Portland’s Failed Lawsuit Shows Where Its Leaders’ True Loyalties Lay

Portland’s Failed Lawsuit Shows Where Its Leaders’ True Loyalties Lay

It’s bad enough the city of Portland wasted time and taxpayer dollars in a hopeless quest to ignore the state’s unequivocal public information laws in the first place. But this spring its attorneys — doing the bidding of the union representing about 600 of the city’s public employees — doubled down by keeping alive a lawsuit they had already lost.

The result was another humiliating setback in court and who knows how much more of the public’s money flushed down the toilet.

A year ago this month, the Freedom Foundation was contacted by a Portland city employee anxious to see his union, Laborers’ International Union of North America (LIUNA) deauthorized.

To help him contact his co-workers with his deauthorization petition, the Freedom Foundation submitted a formal request for the names of Portland city employees in his bargaining unit — by law, a matter of public information.

LIUNA responded by launching a vicious hate mail campaign against the employee. It then contacted Portland’s city attorneys and urged them not to give the records to the Freedom Foundation.

There were only two problems:

First, LIUNA’s hate mail campaign was illegal. Secondly, the Freedom Foundation’s records request was no different from hundreds of prior requests for public employee information with which the city had routinely complied.

Portland proceeded to deny the records request anyway, forcing the Freedom Foundation to file an appeal to the Multnomah County District Attorney, who wasted no time in ordering the release of the records.

The city’s attorneys begrudgingly did as they were told, which should have ended it.

But then, they inexplicably asked the Portland City Council if they could waste even more of the taxpayers’ money by suing Freedom Foundation for making a perfectly valid information request.

When the city council members (even more inexplicably) agreed, a lawsuit was filed.

Unsurprisingly, it failed.

In his exasperated dismissal order, Multnomah County Circuit Court Judge Thomas Christ couldn’t help focusing on the absurdity of the case, writing:

“The city brought this action under ORS 192.411(2) after the district attorney ordered it to “promptly disclose” records requested by the Freedom Foundation, which the city had withheld. I have jurisdiction under ORS 192.411(1) to enjoin the city from continuing to withhold the records. But at this point, there is nothing to enjoin… The city says that it has produced all of the records covered by the request, and the

foundation agrees… You’d think the city would be happy with that outcome, but it’s not… That leaves me nothing to do but deny the city’s motion…”
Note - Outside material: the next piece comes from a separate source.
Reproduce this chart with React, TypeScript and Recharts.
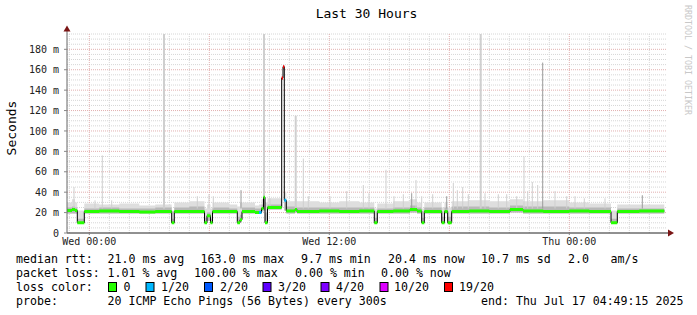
import React from 'react';
import { ComposedChart, Line, Area, XAxis, YAxis, ReferenceLine } from 'recharts';

// hours relative to Wed 00:00
const startHour = -1.115;
const endHour = 28.885;
const lastSampleHour = 28.75;

const xTickHours = [0, 12, 24];
const xTickLabels = ['Wed 00:00', 'Wed 12:00', 'Thu 00:00'];
const yTicks = [0, 20, 40, 60, 80, 100, 120, 140, 160, 180];

// median rtt steps (start hour of each step)
const stepHours = [
  -1.115, -0.865, -0.715, -0.6, -0.25, 0.5, 1.5, 2.5, 3.3, 4.12,
  4.25, 5.0, 5.76, 5.885, 6.06, 6.16, 7.0, 7.4, 7.535, 7.635,
  8.285, 8.485, 8.61, 8.71, 8.785, 8.91, 9.62, 9.685, 9.75, 9.85,
  10.285, 10.385, 11.5, 12.5, 13.5, 14.25, 14.4, 15.2, 16.035, 16.385,
  16.62, 16.75, 17.62, 17.76, 17.92, 18.12, 19.0, 20.0, 21.035, 21.685,
  22.7, 24.0, 25.0, 26.085, 26.4, 27.5,
];
const medianMs = [
  22, 23, 22, 10, 21, 21.5, 21, 20.5, 21, 10,
  21, 21, 10, 17, 10, 21, 21, 10, 13, 21,
  20, 20, 24, 35, 10, 25, 152, 163, 32, 21.5,
  23, 21, 21.5, 21, 21.5, 10, 21, 21.5, 23, 21.5,
  10, 21, 10, 21, 10, 21, 21.5, 21, 23, 21.5,
  21, 21.5, 21, 10, 21, 21.5,
];
// index into lossColors
const lossLevel = [
  0, 0, 0, 0, 0, 0, 0, 0, 0, 0,
  0, 0, 0, 0, 0, 0, 0, 0, 0, 0,
  0, 1, 0, 0, 0, 0, 6, 6, 1, 0,
  0, 0, 0, 0, 0, 0, 0, 0, 0, 0,
  0, 0, 0, 0, 0, 0, 0, 0, 0, 0,
  0, 0, 0, 0, 0, 0,
];
// smoke (ping spread) per step
const smokeLowMs = [
  19, 19, 19, 10, 19, 19, 19, 19, 19, 10,
  19, 19, 10, 12, 10, 19, 19, 10, 11, 19,
  19, 19, 21, 22, 10, 23, 150, 160, 22, 19,
  20, 19, 19, 19, 19, 10, 19, 19, 20, 19,
  10, 19, 10, 19, 10, 19, 19, 19, 20, 19,
  19, 19, 19, 10, 19, 19,
];
const smokeMidMs = [
  25, 26, 25, 14, 24, 25, 24, 24, 25, 14,
  25, 26, 15, 20, 14, 25, 24, 16, 18, 25,
  24, 24, 28, 36, 20, 28, 152, 163, 33, 26,
  26, 25, 25, 25, 25, 15, 24, 25, 27, 25,
  15, 25, 16, 25, 16, 26, 26, 25, 27, 26,
  26, 25, 25, 14, 24, 24,
];
const smokeHighMs = [
  30, 33, 30, 22, 29, 28, 29, 27, 28, 22,
  30, 31, 24, 28, 24, 30, 28, 26, 30, 30,
  27, 28, 33, 40, 30, 34, 154, 165, 40, 31,
  33, 31, 30, 31, 30, 24, 29, 31, 33, 30,
  24, 30, 25, 30, 25, 31, 32, 31, 33, 31,
  32, 30, 29, 22, 28, 28,
];

// single outlier pings
const spikeHours = [
  -0.765, 0.285, 0.65, 1.12, 3.735, 5.4, 5.985, 6.2, 7.585, 8.735,
  9.035, 10.32, 10.7, 10.95, 12.035, 12.87, 13.7, 13.985, 14.835, 15.235,
  15.7, 16.12, 16.335, 16.62, 17.17, 17.87, 18.2, 18.4, 18.67, 18.95,
  19.57, 19.785, 20.45, 20.87, 21.37, 21.735, 21.92, 22.15, 22.42, 22.67,
  23.285, 23.87, 24.285, 24.75, 25.785, 27.65,
];
const spikeTopMs = [
  45, 32, 76, 32, 195, 36, 38, 36, 42, 195,
  34, 115, 73, 36, 36, 41, 47, 39, 62, 36,
  38, 39, 52, 36, 38, 36, 49, 42, 45, 38,
  195, 39, 38, 38, 36, 75, 41, 50, 47, 167,
  41, 36, 36, 34, 34, 37,
];
// 0 thin light, 1 wide light, 2 thin dark
const spikeKind = [
  0, 0, 0, 0, 1, 0, 0, 0, 2, 1,
  0, 1, 0, 0, 0, 0, 0, 0, 0, 0,
  0, 2, 0, 0, 0, 2, 0, 0, 0, 0,
  1, 0, 0, 0, 0, 0, 0, 0, 0, 2,
  0, 0, 0, 0, 0, 2,
];
const spikeBaseMs = 24;

const lossColors = ['#26ff00', '#00b8ff', '#0059ff', '#5e00ff', '#7e00ff', '#dd00ff', '#ff0000'];
const lossLabels = ['0', '1/20', '2/20', '3/20', '4/20', '10/20', '19/20'];

const minorHours = Array.from({ length: 30 }, (_, i) => i - 1).filter((h) => h % 6 !== 0);
const majorHours = [0, 6, 12, 18, 24];
const minorMs = Array.from({ length: 39 }, (_, i) => (i + 1) * 5).filter((v) => v % 20 !== 0);
const majorMs = [20, 40, 60, 80, 100, 120, 140, 160, 180];

const rows = stepHours.map((t, i) => ({
  t,
  median: medianMs[i],
  band: [smokeLowMs[i], smokeHighMs[i]],
  core: [smokeLowMs[i], smokeMidMs[i]],
}));
const n = stepHours.length - 1;
rows.push({
  t: lastSampleHour,
  median: medianMs[n],
  band: [smokeLowMs[n], smokeHighMs[n]],
  core: [smokeLowMs[n], smokeMidMs[n]],
});

const segmentsFor = (level: number) => {
  const out: { t: number; v: number | null }[] = [];
  stepHours.forEach((t, i) => {
    if (lossLevel[i] !== level) return;
    const t2 = i < n ? stepHours[i + 1] : lastSampleHour;
    out.push({ t, v: medianMs[i] }, { t: t2, v: medianMs[i] }, { t: t2, v: null });
  });
  return out;
};

const spikesFor = (kind: number) => {
  const out: { t: number; v: number | null }[] = [];
  spikeHours.forEach((t, i) => {
    if (spikeKind[i] !== kind) return;
    out.push({ t, v: spikeBaseMs }, { t, v: spikeTopMs[i] }, { t, v: null });
  });
  return out;
};

const mono = 'DejaVu Sans Mono';
const usedLevels = [0, 1, 6];
const chartMargin = { top: 33, right: 30, left: 7, bottom: 0 };
const layer: React.CSSProperties = { position: 'absolute', left: 0, top: 0 };

// grid sits in its own chart underneath so it never covers the data
const GridLayer = () => (
  <div style={layer}>
    <ComposedChart width={697} height={255} data={rows} margin={chartMargin}>
      <XAxis type="number" dataKey="t" domain={[startHour, endHour]} ticks={xTickHours} height={22} tick={false} axisLine={false} tickLine={false} allowDataOverflow />
      <YAxis type="number" domain={[0, 196]} ticks={yTicks} width={60} tick={false} axisLine={false} tickLine={false} allowDataOverflow />
      {minorMs.map((v) => (
        <ReferenceLine key={'hm' + v} y={v} stroke="#d6d6d6" strokeDasharray="1 1" />
      ))}
      {minorHours.map((h) => (
        <ReferenceLine key={'vm' + h} x={h} stroke="#d6d6d6" strokeDasharray="1 1" />
      ))}
      {majorMs.map((v) => (
        <ReferenceLine key={'hM' + v} y={v} stroke="#e2b0b0" strokeDasharray="1 1" />
      ))}
      {majorHours.map((h) => (
        <ReferenceLine key={'vM' + h} x={h} stroke="#e2b0b0" strokeDasharray="1 1" />
      ))}
    </ComposedChart>
  </div>
);

export default function App() {
  return (
    <div style={{ position: 'absolute', left: 0, top: 0, width: 697, height: 315, background: '#fff', fontFamily: mono }}>
      <GridLayer />
      <div style={layer}>
        <ComposedChart width={697} height={255} data={rows} margin={chartMargin}>
          <XAxis
            type="number"
            dataKey="t"
            domain={[startHour, endHour]}
            ticks={xTickHours}
            tickFormatter={(v) => xTickLabels[xTickHours.indexOf(v)]}
            height={22}
            tickSize={2}
            tickMargin={3}
            axisLine={{ stroke: '#222' }}
            tickLine={{ stroke: '#888' }}
            tick={{ fontSize: 10, fill: '#222', fontFamily: mono }}
            allowDataOverflow
          />
          <YAxis
            type="number"
            domain={[0, 196]}
            ticks={yTicks}
            tickFormatter={(v) => (v === 0 ? '0' : `${v} m`)}
            width={60}
            tickSize={3}
            tickMargin={5}
            axisLine={{ stroke: '#666' }}
            tickLine={{ stroke: '#888' }}
            tick={{ fontSize: 10, fill: '#222', fontFamily: mono }}
            allowDataOverflow
          />
          <Area type="stepAfter" dataKey="band" stroke="none" fill="#dedede" fillOpacity={1} isAnimationActive={false} />
          <Area type="stepAfter" dataKey="core" stroke="none" fill="#b8b8b8" fillOpacity={1} isAnimationActive={false} />
          <Line data={spikesFor(0)} dataKey="v" stroke="#cfcfcf" strokeWidth={1} dot={false} isAnimationActive={false} />
          <Line data={spikesFor(1)} dataKey="v" stroke="#cfcfcf" strokeWidth={2} dot={false} isAnimationActive={false} />
          <Line data={spikesFor(2)} dataKey="v" stroke="#9a9a9a" strokeWidth={1} dot={false} isAnimationActive={false} />
          <Line type="stepAfter" dataKey="median" stroke="#000" strokeWidth={1} dot={false} isAnimationActive={false} />
          {usedLevels.map((lvl) => (
            <Line
              key={'loss' + lvl}
              data={segmentsFor(lvl)}
              dataKey="v"
              stroke={lossColors[lvl]}
              strokeWidth={3}
              dot={false}
              isAnimationActive={false}
            />
          ))}
        </ComposedChart>
      </div>
      <svg width={697} height={315} style={{ ...layer, pointerEvents: 'none' }} fontFamily={mono}>
        <text x={366.5} y={18} textAnchor="middle" fontSize={13} fill="#000">Last 30 Hours</text>
        <text transform="translate(15.5,128) rotate(-90)" textAnchor="middle" fontSize={13} fill="#000">Seconds</text>
        <text transform="translate(685,5) rotate(90)" fontSize={8.3} fill="#c8c8c8">RRDTOOL / TOBI OETIKER</text>
        <line x1={67} y1={33} x2={67} y2={30} stroke="#666" />
        <line x1={667} y1={233} x2={669} y2={233} stroke="#222" />
        <polygon points="67,25.5 63.5,31.5 70.5,31.5" fill="#7a1515" />
        <polygon points="674,233 668,229.5 668,236.5" fill="#7a1515" />
        <g fontSize={11.6} fill="#000">
          <text x={16} y={263}>median rtt:</text>
          <text x={107.5} y={263}>21.0 ms avg</text>
          <text x={200.5} y={263}>163.0 ms max</text>
          <text x={301} y={263}>9.7 ms min</text>
          <text x={388} y={263}>20.4 ms now</text>
          <text x={481} y={263}>10.7 ms sd</text>
          <text x={568} y={263}>2.0</text>
          <text x={610.5} y={263}>am/s</text>
          <text x={16} y={277}>packet loss:</text>
          <text x={107.5} y={277}>1.01 % avg</text>
          <text x={194} y={277}>100.00 % max</text>
          <text x={295} y={277}>0.00 % min</text>
          <text x={381} y={277}>0.00 % now</text>
          <text x={16} y={291}>loss color:</text>
          {[108.5, 146, 204.5, 263, 321, 380, 444.5].map((bx, i) => (
            <rect key={'sw' + i} x={bx} y={282.5} width={8} height={9} fill={lossColors[i]} stroke="#000" />
          ))}
          {[123.5, 161, 220, 278, 336, 394, 459].map((lx, i) => (
            <text key={'sl' + i} x={lx} y={291}>{lossLabels[i]}</text>
          ))}
          <text x={16} y={305}>probe:</text>
          <text x={107.5} y={305}>20 ICMP Echo Pings (56 Bytes) every 300s</text>
          <text x={481} y={305}>end: Thu Jul 17 04:49:15 2025</text>
        </g>
      </svg>
    </div>
  );
}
LIUNA’s rationale was clear. Its leaders didn’t mind the city filing an unwinnable lawsuit because, while the failure cost the residents of Portland tens of thousands of dollars, the union paid nothing. More importantly, the union hoped to bleed the resources of the Freedom Foundation which, unlike the city, can’t ask the taxpayers to pay for its irresponsibility.

The punch line is, the city was ordered to compensate the Freedom Foundation for its legal expenses.

So at the end of the day, it’s worth counting up the score:

  1. The Freedom Foundation received the records;
  2. the Freedom Foundation won the lawsuit;
  3. Portland paid more than $22,000 to the Freedom Foundation in attorney’s fees;
  4. the Freedom Foundation proved LIUNA guilty of violating worker’s rights; and,
  5. the Portland city employees were granted the freedom they wanted all along after the U.S. Supreme Court’s ruling in Janus v. AFSCME.

Unfortunately, the people of Portland were betrayed by their elected leaders and city staff, whose actions once again clearly showed their primary loyalty is to the special interests that pull their strings rather than the constituents who elected them or the ideals of open, honest government — let alone the laws and constitution they gave their solemn oath to preserve.